DATASET CONTENT
►

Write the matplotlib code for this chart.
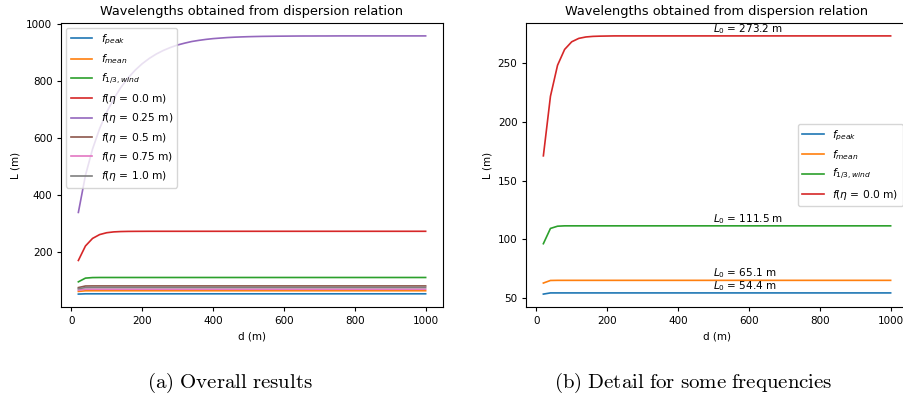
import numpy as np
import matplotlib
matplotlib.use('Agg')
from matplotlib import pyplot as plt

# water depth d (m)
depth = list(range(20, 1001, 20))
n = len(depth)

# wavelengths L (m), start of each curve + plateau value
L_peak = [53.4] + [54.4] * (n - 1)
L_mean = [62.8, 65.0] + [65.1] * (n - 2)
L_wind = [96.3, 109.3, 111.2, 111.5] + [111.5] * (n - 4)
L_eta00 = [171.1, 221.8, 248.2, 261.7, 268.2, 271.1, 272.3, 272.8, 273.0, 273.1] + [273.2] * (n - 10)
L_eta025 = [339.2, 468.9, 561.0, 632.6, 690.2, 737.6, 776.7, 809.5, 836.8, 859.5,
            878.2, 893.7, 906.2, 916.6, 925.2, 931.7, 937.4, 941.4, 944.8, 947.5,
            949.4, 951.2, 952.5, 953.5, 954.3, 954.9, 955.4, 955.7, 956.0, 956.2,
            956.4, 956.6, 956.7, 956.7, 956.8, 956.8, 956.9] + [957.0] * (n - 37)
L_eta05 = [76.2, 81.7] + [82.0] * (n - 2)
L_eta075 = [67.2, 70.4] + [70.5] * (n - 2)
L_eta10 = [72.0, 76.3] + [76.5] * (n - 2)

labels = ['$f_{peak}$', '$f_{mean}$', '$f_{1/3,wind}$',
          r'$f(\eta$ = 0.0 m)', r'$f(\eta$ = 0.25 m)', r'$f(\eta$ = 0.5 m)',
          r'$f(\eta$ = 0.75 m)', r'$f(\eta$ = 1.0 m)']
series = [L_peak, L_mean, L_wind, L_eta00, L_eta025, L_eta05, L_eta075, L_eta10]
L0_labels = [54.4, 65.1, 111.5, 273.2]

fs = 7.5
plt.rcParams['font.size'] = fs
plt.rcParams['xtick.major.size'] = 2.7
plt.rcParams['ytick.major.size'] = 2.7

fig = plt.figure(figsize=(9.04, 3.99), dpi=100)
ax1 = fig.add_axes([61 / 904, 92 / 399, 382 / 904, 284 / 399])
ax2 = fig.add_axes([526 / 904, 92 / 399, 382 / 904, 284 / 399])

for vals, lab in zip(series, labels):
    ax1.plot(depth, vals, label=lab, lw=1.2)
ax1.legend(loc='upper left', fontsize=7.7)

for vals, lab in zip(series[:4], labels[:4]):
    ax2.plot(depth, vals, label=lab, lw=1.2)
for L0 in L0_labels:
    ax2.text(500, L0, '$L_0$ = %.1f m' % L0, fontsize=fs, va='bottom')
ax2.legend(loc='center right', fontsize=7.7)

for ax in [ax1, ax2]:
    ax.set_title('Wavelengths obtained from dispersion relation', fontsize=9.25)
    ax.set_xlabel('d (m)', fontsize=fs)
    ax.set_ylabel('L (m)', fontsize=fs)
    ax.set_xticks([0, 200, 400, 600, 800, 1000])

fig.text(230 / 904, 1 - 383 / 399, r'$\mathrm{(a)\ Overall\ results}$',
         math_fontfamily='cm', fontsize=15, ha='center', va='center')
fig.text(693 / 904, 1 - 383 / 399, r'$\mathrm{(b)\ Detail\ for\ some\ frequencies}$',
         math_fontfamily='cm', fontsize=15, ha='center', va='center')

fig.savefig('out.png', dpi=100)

◄

WRITTEN TASK
Pictures are excluded: retype only the lines from the beginning of the listing above through the line with "n = len(depth)", both included.

COMPLETED EXERCISE
Write the matplotlib code for this chart.
import numpy as np
import matplotlib
matplotlib.use('Agg')
from matplotlib import pyplot as plt

# water depth d (m)
depth = list(range(20, 1001, 20))
n = len(depth)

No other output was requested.